◆ Directions:
Retype each line of the listing below, from the first through the one holding "threads = [1, 16, 32, 64, 128, 256, 512, 1024]", with no other lines.

◆ Dataset excerpt:
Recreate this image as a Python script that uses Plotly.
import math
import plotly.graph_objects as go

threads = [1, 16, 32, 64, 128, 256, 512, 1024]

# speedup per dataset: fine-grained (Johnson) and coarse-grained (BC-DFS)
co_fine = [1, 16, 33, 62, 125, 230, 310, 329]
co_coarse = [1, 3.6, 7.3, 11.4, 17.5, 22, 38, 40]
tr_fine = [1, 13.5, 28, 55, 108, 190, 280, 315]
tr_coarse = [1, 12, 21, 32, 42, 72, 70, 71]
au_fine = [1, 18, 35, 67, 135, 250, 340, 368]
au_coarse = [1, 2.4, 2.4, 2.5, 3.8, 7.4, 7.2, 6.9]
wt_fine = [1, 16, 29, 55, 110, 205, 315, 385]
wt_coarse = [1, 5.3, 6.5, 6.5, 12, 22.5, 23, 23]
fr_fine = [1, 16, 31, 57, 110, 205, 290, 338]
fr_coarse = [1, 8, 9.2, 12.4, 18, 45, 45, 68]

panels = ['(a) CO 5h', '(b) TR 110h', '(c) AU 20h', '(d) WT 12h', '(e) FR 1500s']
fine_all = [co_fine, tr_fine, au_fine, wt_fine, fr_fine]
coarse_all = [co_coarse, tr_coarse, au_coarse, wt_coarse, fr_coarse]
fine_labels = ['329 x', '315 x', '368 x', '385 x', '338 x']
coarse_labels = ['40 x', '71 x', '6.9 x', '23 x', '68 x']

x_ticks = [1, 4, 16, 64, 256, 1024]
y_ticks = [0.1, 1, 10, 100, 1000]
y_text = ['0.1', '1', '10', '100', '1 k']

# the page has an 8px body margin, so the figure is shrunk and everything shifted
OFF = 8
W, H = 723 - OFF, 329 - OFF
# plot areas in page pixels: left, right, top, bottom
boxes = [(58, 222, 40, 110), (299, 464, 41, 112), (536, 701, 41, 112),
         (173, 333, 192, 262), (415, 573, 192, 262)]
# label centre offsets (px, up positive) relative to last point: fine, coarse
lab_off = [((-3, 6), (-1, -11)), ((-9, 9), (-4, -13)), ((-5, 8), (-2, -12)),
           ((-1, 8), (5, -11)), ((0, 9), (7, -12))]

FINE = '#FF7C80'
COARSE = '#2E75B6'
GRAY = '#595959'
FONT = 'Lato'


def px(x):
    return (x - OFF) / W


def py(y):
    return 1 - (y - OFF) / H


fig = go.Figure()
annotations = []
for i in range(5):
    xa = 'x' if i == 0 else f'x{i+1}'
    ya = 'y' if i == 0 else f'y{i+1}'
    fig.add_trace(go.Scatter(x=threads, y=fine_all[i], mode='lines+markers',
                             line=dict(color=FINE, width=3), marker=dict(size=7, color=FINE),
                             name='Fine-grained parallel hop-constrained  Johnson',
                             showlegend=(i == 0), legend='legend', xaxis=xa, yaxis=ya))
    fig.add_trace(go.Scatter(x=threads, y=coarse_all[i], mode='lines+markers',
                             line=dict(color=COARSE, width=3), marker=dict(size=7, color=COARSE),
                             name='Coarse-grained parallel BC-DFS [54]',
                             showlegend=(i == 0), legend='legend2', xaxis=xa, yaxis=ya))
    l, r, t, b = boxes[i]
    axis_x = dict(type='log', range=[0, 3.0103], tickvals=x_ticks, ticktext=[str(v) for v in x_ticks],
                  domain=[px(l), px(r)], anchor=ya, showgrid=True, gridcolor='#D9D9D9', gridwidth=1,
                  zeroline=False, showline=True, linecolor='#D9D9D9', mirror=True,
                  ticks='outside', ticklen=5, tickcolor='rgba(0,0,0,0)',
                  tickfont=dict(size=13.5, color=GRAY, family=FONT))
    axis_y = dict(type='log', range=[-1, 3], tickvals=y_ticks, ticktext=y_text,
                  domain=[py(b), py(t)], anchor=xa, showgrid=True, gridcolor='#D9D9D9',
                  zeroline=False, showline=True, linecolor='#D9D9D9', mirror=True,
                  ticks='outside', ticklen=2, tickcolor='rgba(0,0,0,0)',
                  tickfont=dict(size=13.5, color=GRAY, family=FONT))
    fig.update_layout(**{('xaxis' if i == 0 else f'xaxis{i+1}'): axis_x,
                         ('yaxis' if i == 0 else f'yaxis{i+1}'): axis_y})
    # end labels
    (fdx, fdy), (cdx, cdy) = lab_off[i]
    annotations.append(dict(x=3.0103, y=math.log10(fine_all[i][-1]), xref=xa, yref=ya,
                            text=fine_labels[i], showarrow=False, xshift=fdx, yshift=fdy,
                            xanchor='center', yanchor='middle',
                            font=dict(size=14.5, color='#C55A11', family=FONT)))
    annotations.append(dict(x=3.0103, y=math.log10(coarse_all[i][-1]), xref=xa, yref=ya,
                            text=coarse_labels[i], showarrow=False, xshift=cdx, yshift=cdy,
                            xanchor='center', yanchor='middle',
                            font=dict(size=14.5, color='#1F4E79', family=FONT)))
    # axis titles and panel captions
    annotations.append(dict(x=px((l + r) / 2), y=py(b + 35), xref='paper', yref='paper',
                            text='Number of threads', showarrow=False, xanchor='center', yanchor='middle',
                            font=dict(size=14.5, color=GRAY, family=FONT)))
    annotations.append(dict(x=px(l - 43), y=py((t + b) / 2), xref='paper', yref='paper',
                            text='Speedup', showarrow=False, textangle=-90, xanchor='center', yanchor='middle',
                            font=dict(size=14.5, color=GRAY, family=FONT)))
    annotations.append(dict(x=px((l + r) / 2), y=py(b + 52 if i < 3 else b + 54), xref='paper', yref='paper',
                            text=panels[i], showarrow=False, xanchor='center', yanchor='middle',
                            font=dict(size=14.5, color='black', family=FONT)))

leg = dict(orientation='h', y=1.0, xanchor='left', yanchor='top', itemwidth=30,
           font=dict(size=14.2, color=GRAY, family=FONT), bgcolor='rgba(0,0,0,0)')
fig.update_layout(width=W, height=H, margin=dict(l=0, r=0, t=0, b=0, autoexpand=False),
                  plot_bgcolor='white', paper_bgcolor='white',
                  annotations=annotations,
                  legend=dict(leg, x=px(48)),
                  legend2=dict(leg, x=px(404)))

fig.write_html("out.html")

◆ Result for this task:
Recreate this image as a Python script that uses Plotly.
import math
import plotly.graph_objects as go

threads = [1, 16, 32, 64, 128, 256, 512, 1024]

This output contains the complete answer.